#### Task to carry out:
Repeat the listing that follows, character for character, minus the pictures.

* * * * *

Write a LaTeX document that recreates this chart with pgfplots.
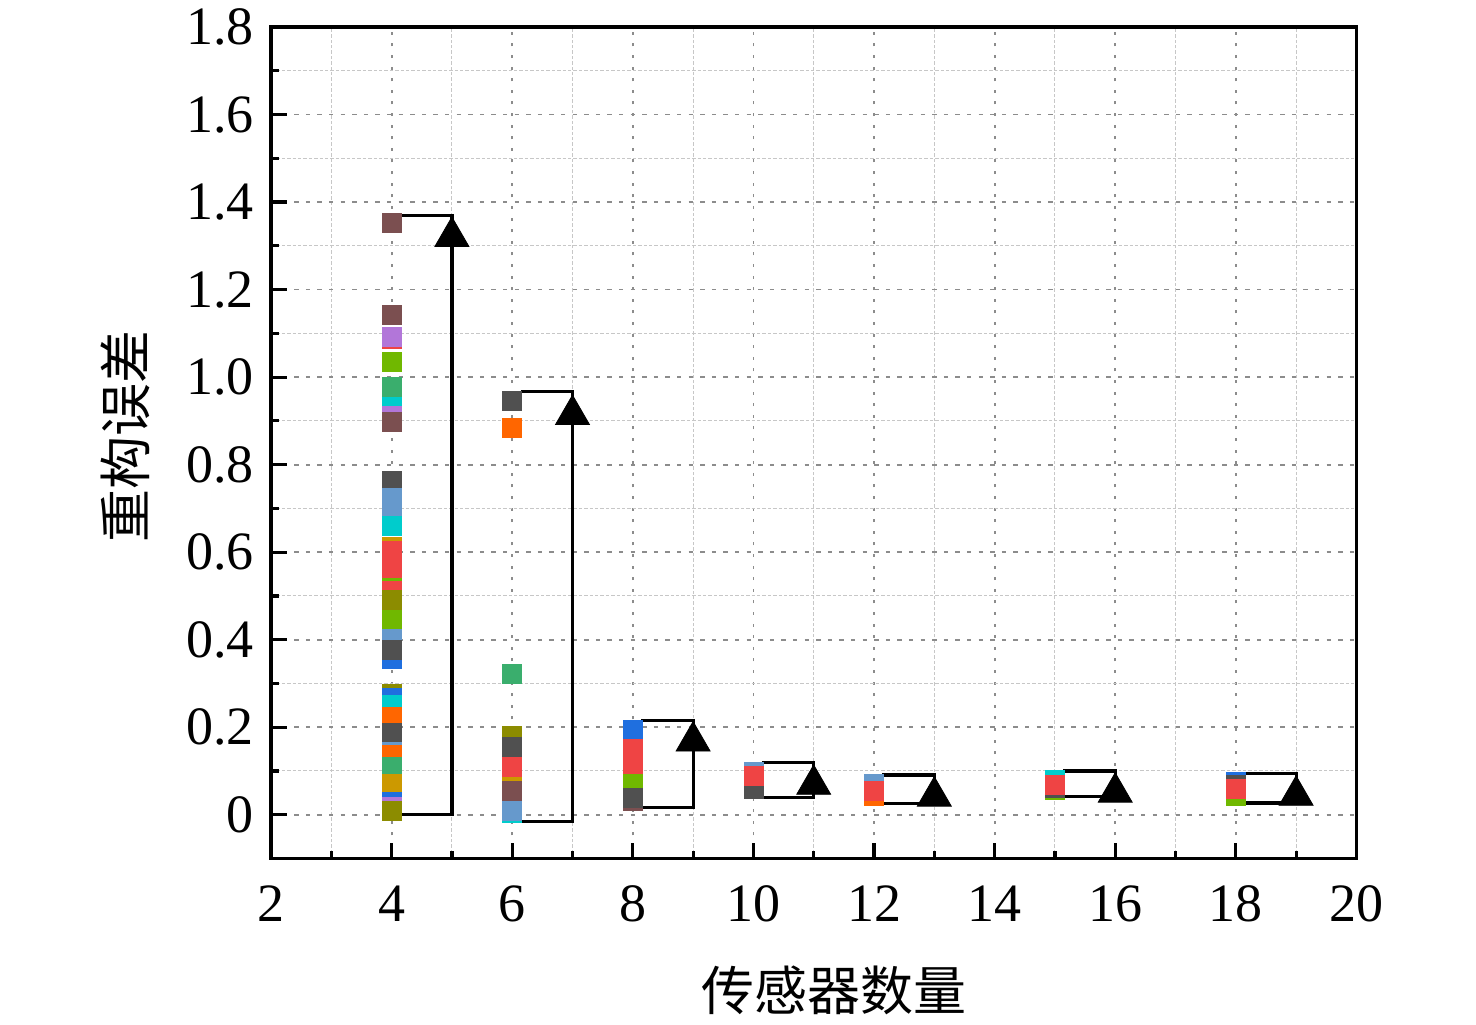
\documentclass[border=0pt]{standalone}
\usepackage{fontspec}
\setmainfont{Liberation Serif}
\newfontfamily\cjk{Noto Sans CJK SC}
\usepackage{pgfplots}
\pgfplotsset{compat=1.18}
\definecolor{cbr}{HTML}{7B4F50}
\definecolor{cpu}{HTML}{B276D9}
\definecolor{cre}{HTML}{EF4444}
\definecolor{cli}{HTML}{70B800}
\definecolor{csg}{HTML}{3AAE6D}
\definecolor{ccy}{HTML}{00CCCC}
\definecolor{cdg}{HTML}{505050}
\definecolor{csb}{HTML}{6699CC}
\definecolor{cgo}{HTML}{CC9900}
\definecolor{col}{HTML}{8C8C00}
\definecolor{cor}{HTML}{FF6600}
\definecolor{cbl}{HTML}{1F6FDF}
\newcommand{\sq}[3]{\addplot[only marks, mark=square*, mark size=4.75pt, color=#1] coordinates {(#2,#3)};}
\newcommand{\tri}[2]{\addplot[only marks, mark=triangle*, mark size=9.8pt, color=black] coordinates {(#1,#2)};}
\begin{document}
\begin{tikzpicture}
\useasboundingbox (-135.5pt,-82.75pt) rectangle (602.5pt,429.25pt);
\begin{axis}[
  at={(0,0)}, anchor=south west,
  scale only axis, width=542.7pt, height=415.75pt,
  xmin=2, xmax=20, ymin=-0.1, ymax=1.8,
  xtick={2,4,6,8,10,12,14,16,18,20},
  xticklabels={2,4,6,8,10,12,14,16,18,20},
  minor xtick={3,5,7,9,11,13,15,17,19},
  ytick={0,0.2,0.4,0.6,0.8,1.0,1.2,1.4,1.6,1.8},
  yticklabels={0,0.2,0.4,0.6,0.8,1.0,1.2,1.4,1.6,1.8},
  minor ytick={0.1,0.3,0.5,0.7,0.9,1.1,1.3,1.5,1.7},
  tick pos=left, tick align=inside,
  major tick length=7.8pt, minor tick length=4pt,
  tick style={black, line width=1.6pt},
  axis line style={line width=1.7pt},
  ticklabel style={font=\fontsize{27}{31}\selectfont},
  yticklabel style={xshift=-5pt},
  xticklabel style={yshift=-10pt},
  grid=both,
  major x grid style={dash pattern=on 1.5pt off 4.3pt, line width=0.9pt, color=black!45},
  major y grid style={dash pattern=on 2.2pt off 3.6pt, line width=0.9pt, color=black!45},
  minor grid style={dash pattern=on 1.7pt off 1pt, line width=0.5pt, color=black!22},
  xlabel={\cjk 传感器数量},
  xlabel style={at={(axis description cs:0.519,-0.158)}, anchor=center, font=\fontsize{26.5}{30}\selectfont},
  ylabel={\cjk 重构误差},
  ylabel style={at={(axis description cs:-0.1345,0.508)}, anchor=center, font=\fontsize{26.5}{30}\selectfont},
]
% ---- group x=4
\sq{cre}{4}{1.087}
\sq{cbr}{4}{1.353}
\sq{cbr}{4}{1.143}
\sq{cpu}{4}{1.093}
\sq{cli}{4}{1.035}
\sq{csg}{4}{0.977}
\sq{ccy}{4}{0.933}
\sq{cpu}{4}{0.912}
\sq{cbr}{4}{0.897}
\sq{cdg}{4}{0.762}
\sq{csb}{4}{0.723}
\sq{csb}{4}{0.704}
\sq{ccy}{4}{0.659}
\sq{cgo}{4}{0.611}
\sq{cre}{4}{0.602}
\sq{cre}{4}{0.563}
\sq{cli}{4}{0.519}
\sq{cre}{4}{0.511}
\sq{col}{4}{0.492}
\sq{cli}{4}{0.446}
\sq{csb}{4}{0.402}
\sq{cbl}{4}{0.357}
\sq{cdg}{4}{0.376}
\sq{col}{4}{0.277}
\sq{cbl}{4}{0.266}
\sq{ccy}{4}{0.252}
\sq{cor}{4}{0.224}
\sq{cdg}{4}{0.186}
\sq{csb}{4}{0.143}
\sq{cor}{4}{0.136}
\sq{csg}{4}{0.110}
\sq{cgo}{4}{0.070}
\sq{cbl}{4}{0.029}
\sq{cpu}{4}{0.018}
\sq{col}{4}{0.009}
% ---- group x=6
\sq{cdg}{6}{0.946}
\sq{cor}{6}{0.885}
\sq{csg}{6}{0.321}
\sq{col}{6}{0.180}
\sq{cdg}{6}{0.156}
\sq{cre}{6}{0.109}
\sq{cgo}{6}{0.063}
\sq{cbr}{6}{0.054}
\sq{ccy}{6}{0.004}
\sq{csb}{6}{0.009}
% ---- group x=8
\sq{cbl}{8}{0.194}
\sq{cre}{8}{0.151}
\sq{cre}{8}{0.113}
\sq{cli}{8}{0.070}
\sq{cbr}{8}{0.032}
\sq{cdg}{8}{0.038}
% ---- group x=10
\sq{csb}{10}{0.098}
\sq{cdg}{10}{0.058}
\sq{cre}{10}{0.089}
% ---- group x=12
\sq{cor}{12}{0.043}
\sq{csb}{12}{0.070}
\sq{cre}{12}{0.054}
% ---- group x=15
\sq{ccy}{15}{0.079}
\sq{cli}{15}{0.056}
\sq{cdg}{15}{0.061}
\sq{cre}{15}{0.068}
% ---- group x=18
\sq{cbl}{18}{0.074}
\sq{cdg}{18}{0.068}
\sq{cli}{18}{0.043}
\sq{cre}{18}{0.058}
% ---- brackets
\addplot[black, line width=1.6pt, line join=miter, mark=none] coordinates {(4.09,1.370) (5,1.370) (5,0.000) (4.09,0.000)};
\addplot[black, line width=1.6pt, line join=miter, mark=none] coordinates {(6.14,0.968) (7,0.968) (7,-0.016) (6.14,-0.016)};
\addplot[black, line width=1.6pt, line join=miter, mark=none] coordinates {(8.14,0.215) (9,0.215) (9,0.016) (8.14,0.016)};
\addplot[black, line width=1.6pt, line join=miter, mark=none] coordinates {(10.14,0.119) (11,0.119) (11,0.039) (10.14,0.039)};
\addplot[black, line width=1.6pt, line join=miter, mark=none] coordinates {(12.14,0.091) (13,0.091) (13,0.025) (12.14,0.025)};
\addplot[black, line width=1.6pt, line join=miter, mark=none] coordinates {(15.14,0.100) (16,0.100) (16,0.041) (15.14,0.041)};
\addplot[black, line width=1.6pt, line join=miter, mark=none] coordinates {(18.14,0.094) (19,0.094) (19,0.027) (18.14,0.027)};
% ---- triangles
\tri{5}{1.321}
\tri{7}{0.914}
\tri{9}{0.168}
\tri{11}{0.069}
\tri{13}{0.042}
\tri{16}{0.051}
\tri{19}{0.044}
\end{axis}
\end{tikzpicture}
\end{document}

* * * * *

#### Answer for this exercise:
Write a LaTeX document that recreates this chart with pgfplots.
\documentclass[border=0pt]{standalone}
\usepackage{fontspec}
\setmainfont{Liberation Serif}
\newfontfamily\cjk{Noto Sans CJK SC}
\usepackage{pgfplots}
\pgfplotsset{compat=1.18}
\definecolor{cbr}{HTML}{7B4F50}
\definecolor{cpu}{HTML}{B276D9}
\definecolor{cre}{HTML}{EF4444}
\definecolor{cli}{HTML}{70B800}
\definecolor{csg}{HTML}{3AAE6D}
\definecolor{ccy}{HTML}{00CCCC}
\definecolor{cdg}{HTML}{505050}
\definecolor{csb}{HTML}{6699CC}
\definecolor{cgo}{HTML}{CC9900}
\definecolor{col}{HTML}{8C8C00}
\definecolor{cor}{HTML}{FF6600}
\definecolor{cbl}{HTML}{1F6FDF}
\newcommand{\sq}[3]{\addplot[only marks, mark=square*, mark size=4.75pt, color=#1] coordinates {(#2,#3)};}
\newcommand{\tri}[2]{\addplot[only marks, mark=triangle*, mark size=9.8pt, color=black] coordinates {(#1,#2)};}
\begin{document}
\begin{tikzpicture}
\useasboundingbox (-135.5pt,-82.75pt) rectangle (602.5pt,429.25pt);
\begin{axis}[
  at={(0,0)}, anchor=south west,
  scale only axis, width=542.7pt, height=415.75pt,
  xmin=2, xmax=20, ymin=-0.1, ymax=1.8,
  xtick={2,4,6,8,10,12,14,16,18,20},
  xticklabels={2,4,6,8,10,12,14,16,18,20},
  minor xtick={3,5,7,9,11,13,15,17,19},
  ytick={0,0.2,0.4,0.6,0.8,1.0,1.2,1.4,1.6,1.8},
  yticklabels={0,0.2,0.4,0.6,0.8,1.0,1.2,1.4,1.6,1.8},
  minor ytick={0.1,0.3,0.5,0.7,0.9,1.1,1.3,1.5,1.7},
  tick pos=left, tick align=inside,
  major tick length=7.8pt, minor tick length=4pt,
  tick style={black, line width=1.6pt},
  axis line style={line width=1.7pt},
  ticklabel style={font=\fontsize{27}{31}\selectfont},
  yticklabel style={xshift=-5pt},
  xticklabel style={yshift=-10pt},
  grid=both,
  major x grid style={dash pattern=on 1.5pt off 4.3pt, line width=0.9pt, color=black!45},
  major y grid style={dash pattern=on 2.2pt off 3.6pt, line width=0.9pt, color=black!45},
  minor grid style={dash pattern=on 1.7pt off 1pt, line width=0.5pt, color=black!22},
  xlabel={\cjk 传感器数量},
  xlabel style={at={(axis description cs:0.519,-0.158)}, anchor=center, font=\fontsize{26.5}{30}\selectfont},
  ylabel={\cjk 重构误差},
  ylabel style={at={(axis description cs:-0.1345,0.508)}, anchor=center, font=\fontsize{26.5}{30}\selectfont},
]
% ---- group x=4
\sq{cre}{4}{1.087}
\sq{cbr}{4}{1.353}
\sq{cbr}{4}{1.143}
\sq{cpu}{4}{1.093}
\sq{cli}{4}{1.035}
\sq{csg}{4}{0.977}
\sq{ccy}{4}{0.933}
\sq{cpu}{4}{0.912}
\sq{cbr}{4}{0.897}
\sq{cdg}{4}{0.762}
\sq{csb}{4}{0.723}
\sq{csb}{4}{0.704}
\sq{ccy}{4}{0.659}
\sq{cgo}{4}{0.611}
\sq{cre}{4}{0.602}
\sq{cre}{4}{0.563}
\sq{cli}{4}{0.519}
\sq{cre}{4}{0.511}
\sq{col}{4}{0.492}
\sq{cli}{4}{0.446}
\sq{csb}{4}{0.402}
\sq{cbl}{4}{0.357}
\sq{cdg}{4}{0.376}
\sq{col}{4}{0.277}
\sq{cbl}{4}{0.266}
\sq{ccy}{4}{0.252}
\sq{cor}{4}{0.224}
\sq{cdg}{4}{0.186}
\sq{csb}{4}{0.143}
\sq{cor}{4}{0.136}
\sq{csg}{4}{0.110}
\sq{cgo}{4}{0.070}
\sq{cbl}{4}{0.029}
\sq{cpu}{4}{0.018}
\sq{col}{4}{0.009}
% ---- group x=6
\sq{cdg}{6}{0.946}
\sq{cor}{6}{0.885}
\sq{csg}{6}{0.321}
\sq{col}{6}{0.180}
\sq{cdg}{6}{0.156}
\sq{cre}{6}{0.109}
\sq{cgo}{6}{0.063}
\sq{cbr}{6}{0.054}
\sq{ccy}{6}{0.004}
\sq{csb}{6}{0.009}
% ---- group x=8
\sq{cbl}{8}{0.194}
\sq{cre}{8}{0.151}
\sq{cre}{8}{0.113}
\sq{cli}{8}{0.070}
\sq{cbr}{8}{0.032}
\sq{cdg}{8}{0.038}
% ---- group x=10
\sq{csb}{10}{0.098}
\sq{cdg}{10}{0.058}
\sq{cre}{10}{0.089}
% ---- group x=12
\sq{cor}{12}{0.043}
\sq{csb}{12}{0.070}
\sq{cre}{12}{0.054}
% ---- group x=15
\sq{ccy}{15}{0.079}
\sq{cli}{15}{0.056}
\sq{cdg}{15}{0.061}
\sq{cre}{15}{0.068}
% ---- group x=18
\sq{cbl}{18}{0.074}
\sq{cdg}{18}{0.068}
\sq{cli}{18}{0.043}
\sq{cre}{18}{0.058}
% ---- brackets
\addplot[black, line width=1.6pt, line join=miter, mark=none] coordinates {(4.09,1.370) (5,1.370) (5,0.000) (4.09,0.000)};
\addplot[black, line width=1.6pt, line join=miter, mark=none] coordinates {(6.14,0.968) (7,0.968) (7,-0.016) (6.14,-0.016)};
\addplot[black, line width=1.6pt, line join=miter, mark=none] coordinates {(8.14,0.215) (9,0.215) (9,0.016) (8.14,0.016)};
\addplot[black, line width=1.6pt, line join=miter, mark=none] coordinates {(10.14,0.119) (11,0.119) (11,0.039) (10.14,0.039)};
\addplot[black, line width=1.6pt, line join=miter, mark=none] coordinates {(12.14,0.091) (13,0.091) (13,0.025) (12.14,0.025)};
\addplot[black, line width=1.6pt, line join=miter, mark=none] coordinates {(15.14,0.100) (16,0.100) (16,0.041) (15.14,0.041)};
\addplot[black, line width=1.6pt, line join=miter, mark=none] coordinates {(18.14,0.094) (19,0.094) (19,0.027) (18.14,0.027)};
% ---- triangles
\tri{5}{1.321}
\tri{7}{0.914}
\tri{9}{0.168}
\tri{11}{0.069}
\tri{13}{0.042}
\tri{16}{0.051}
\tri{19}{0.044}
\end{axis}
\end{tikzpicture}
\end{document}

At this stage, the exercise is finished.